Problem. Answer with one number: the count of lines in this material that hold the word "code".

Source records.
╔══
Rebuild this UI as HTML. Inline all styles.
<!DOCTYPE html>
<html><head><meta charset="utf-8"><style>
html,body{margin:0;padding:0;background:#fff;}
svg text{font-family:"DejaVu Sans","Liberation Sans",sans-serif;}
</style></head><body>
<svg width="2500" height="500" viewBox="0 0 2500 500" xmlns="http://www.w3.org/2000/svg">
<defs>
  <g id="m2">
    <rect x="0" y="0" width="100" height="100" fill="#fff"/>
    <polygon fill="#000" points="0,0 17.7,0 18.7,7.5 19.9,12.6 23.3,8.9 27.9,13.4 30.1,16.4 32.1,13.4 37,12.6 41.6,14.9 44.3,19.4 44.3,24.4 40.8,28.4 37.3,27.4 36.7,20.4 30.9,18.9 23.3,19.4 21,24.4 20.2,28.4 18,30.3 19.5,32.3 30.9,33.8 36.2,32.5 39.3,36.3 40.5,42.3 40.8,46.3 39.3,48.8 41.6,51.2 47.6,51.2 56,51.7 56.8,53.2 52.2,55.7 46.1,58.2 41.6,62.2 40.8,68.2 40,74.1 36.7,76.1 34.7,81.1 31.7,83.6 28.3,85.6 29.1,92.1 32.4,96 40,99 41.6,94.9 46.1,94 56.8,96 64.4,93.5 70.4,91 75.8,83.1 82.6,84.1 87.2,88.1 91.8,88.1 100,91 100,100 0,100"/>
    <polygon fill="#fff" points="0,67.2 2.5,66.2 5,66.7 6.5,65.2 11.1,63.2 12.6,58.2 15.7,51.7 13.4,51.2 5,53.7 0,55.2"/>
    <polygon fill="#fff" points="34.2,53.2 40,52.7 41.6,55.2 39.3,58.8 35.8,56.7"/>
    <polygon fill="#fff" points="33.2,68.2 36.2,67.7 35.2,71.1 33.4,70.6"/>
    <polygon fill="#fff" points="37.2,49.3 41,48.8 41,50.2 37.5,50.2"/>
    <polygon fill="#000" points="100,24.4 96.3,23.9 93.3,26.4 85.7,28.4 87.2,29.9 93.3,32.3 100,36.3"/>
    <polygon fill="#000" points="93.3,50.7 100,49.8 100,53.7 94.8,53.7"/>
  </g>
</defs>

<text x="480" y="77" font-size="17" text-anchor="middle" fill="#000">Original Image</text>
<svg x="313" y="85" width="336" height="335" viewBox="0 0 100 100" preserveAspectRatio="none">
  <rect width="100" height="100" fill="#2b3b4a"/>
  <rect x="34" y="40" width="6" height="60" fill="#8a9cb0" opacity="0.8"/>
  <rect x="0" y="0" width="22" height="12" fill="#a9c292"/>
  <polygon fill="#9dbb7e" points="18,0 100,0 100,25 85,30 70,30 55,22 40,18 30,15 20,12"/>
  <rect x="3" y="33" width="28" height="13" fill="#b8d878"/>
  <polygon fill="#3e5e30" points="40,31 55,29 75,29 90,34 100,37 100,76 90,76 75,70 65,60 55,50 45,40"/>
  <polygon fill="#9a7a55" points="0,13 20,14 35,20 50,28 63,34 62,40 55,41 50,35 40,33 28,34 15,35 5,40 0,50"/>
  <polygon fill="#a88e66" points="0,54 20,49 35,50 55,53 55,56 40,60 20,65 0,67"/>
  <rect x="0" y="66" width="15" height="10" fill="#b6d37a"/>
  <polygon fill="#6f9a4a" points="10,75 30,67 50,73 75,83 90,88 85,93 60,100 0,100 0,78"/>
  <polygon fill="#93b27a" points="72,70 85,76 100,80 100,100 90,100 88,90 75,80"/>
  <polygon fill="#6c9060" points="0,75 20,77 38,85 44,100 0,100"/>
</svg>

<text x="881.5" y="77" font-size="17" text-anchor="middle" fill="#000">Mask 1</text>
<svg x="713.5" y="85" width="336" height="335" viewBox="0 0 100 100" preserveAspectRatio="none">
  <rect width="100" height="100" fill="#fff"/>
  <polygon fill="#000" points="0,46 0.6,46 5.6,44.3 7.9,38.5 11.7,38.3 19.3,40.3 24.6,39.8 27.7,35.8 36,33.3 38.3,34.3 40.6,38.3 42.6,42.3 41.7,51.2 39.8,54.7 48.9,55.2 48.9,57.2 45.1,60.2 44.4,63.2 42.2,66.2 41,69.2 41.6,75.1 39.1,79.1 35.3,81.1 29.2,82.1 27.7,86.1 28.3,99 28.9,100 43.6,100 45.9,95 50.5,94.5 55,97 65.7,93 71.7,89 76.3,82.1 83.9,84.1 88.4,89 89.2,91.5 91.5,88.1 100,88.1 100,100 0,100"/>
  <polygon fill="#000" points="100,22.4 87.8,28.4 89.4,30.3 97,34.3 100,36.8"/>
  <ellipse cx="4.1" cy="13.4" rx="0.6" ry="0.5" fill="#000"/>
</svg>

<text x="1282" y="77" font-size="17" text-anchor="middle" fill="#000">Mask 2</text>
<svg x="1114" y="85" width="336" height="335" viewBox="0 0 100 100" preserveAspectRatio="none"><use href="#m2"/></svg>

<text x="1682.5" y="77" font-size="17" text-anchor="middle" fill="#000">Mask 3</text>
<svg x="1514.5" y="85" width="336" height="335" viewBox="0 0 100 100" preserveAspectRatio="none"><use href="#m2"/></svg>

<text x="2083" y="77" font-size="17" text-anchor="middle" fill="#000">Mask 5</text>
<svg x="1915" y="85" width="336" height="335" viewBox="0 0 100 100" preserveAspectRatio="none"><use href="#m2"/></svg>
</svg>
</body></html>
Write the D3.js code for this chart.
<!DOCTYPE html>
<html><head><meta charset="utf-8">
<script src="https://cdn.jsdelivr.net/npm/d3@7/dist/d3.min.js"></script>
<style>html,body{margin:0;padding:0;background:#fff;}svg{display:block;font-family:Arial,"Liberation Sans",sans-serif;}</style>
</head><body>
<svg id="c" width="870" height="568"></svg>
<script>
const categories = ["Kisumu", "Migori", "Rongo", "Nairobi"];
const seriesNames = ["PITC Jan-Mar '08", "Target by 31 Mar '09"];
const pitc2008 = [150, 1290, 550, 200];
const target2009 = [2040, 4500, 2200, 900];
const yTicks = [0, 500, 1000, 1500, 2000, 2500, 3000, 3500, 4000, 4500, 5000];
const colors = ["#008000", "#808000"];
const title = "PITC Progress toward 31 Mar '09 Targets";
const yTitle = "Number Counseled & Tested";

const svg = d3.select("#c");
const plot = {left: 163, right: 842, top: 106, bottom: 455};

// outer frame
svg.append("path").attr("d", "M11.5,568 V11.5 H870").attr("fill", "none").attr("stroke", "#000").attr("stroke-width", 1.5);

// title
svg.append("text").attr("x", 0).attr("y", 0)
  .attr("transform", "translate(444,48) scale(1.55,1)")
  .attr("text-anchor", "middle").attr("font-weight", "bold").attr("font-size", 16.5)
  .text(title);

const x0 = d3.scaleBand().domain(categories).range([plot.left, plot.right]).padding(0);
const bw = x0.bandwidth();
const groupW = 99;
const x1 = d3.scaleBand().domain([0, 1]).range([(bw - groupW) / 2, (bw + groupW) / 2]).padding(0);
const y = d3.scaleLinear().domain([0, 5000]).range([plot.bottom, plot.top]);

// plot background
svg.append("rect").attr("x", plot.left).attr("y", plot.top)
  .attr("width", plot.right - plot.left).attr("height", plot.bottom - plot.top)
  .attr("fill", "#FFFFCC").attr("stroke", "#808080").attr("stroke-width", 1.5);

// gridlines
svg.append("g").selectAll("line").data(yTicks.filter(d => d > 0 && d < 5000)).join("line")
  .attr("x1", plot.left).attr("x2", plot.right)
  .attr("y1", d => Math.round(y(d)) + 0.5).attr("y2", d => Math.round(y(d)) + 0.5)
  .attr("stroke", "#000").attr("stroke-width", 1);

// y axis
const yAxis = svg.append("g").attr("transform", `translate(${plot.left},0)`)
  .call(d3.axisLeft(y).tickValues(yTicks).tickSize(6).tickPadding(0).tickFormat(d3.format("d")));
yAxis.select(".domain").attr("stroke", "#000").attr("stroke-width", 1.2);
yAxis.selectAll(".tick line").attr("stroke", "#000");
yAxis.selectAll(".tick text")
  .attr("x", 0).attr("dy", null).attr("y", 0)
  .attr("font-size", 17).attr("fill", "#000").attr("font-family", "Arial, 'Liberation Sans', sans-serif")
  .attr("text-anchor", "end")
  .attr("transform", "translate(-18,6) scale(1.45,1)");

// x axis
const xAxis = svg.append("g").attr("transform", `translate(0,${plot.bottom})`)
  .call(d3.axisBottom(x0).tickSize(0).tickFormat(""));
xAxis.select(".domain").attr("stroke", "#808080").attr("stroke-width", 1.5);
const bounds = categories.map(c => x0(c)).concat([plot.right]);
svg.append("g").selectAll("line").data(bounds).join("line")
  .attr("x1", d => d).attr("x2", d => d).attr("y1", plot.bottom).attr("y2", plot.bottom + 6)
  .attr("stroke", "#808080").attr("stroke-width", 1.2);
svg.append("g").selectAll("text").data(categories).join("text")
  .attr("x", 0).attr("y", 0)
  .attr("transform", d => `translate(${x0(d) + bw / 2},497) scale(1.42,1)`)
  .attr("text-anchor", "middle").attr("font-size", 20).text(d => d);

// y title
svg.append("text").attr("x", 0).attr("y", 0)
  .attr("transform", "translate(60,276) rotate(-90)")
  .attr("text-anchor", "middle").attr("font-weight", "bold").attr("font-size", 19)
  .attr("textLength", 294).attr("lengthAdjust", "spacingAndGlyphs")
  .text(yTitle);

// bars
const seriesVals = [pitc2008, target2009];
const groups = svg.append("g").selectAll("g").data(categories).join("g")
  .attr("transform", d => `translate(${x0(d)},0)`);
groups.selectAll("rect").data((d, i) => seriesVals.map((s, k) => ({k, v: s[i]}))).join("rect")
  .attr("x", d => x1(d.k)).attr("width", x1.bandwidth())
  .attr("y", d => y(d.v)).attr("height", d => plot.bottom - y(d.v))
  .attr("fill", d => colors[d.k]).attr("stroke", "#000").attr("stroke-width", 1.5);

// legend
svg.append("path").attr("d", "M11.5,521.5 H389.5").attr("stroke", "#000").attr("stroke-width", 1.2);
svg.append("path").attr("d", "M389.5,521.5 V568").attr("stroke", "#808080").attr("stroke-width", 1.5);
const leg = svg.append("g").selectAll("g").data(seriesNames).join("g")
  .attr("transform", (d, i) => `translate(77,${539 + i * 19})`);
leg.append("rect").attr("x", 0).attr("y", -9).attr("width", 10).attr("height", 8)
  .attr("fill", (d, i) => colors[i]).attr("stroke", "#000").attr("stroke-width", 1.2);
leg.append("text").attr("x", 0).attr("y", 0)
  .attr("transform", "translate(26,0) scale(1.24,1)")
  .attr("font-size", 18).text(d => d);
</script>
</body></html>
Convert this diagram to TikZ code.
╚══
Answer to the exercise. 2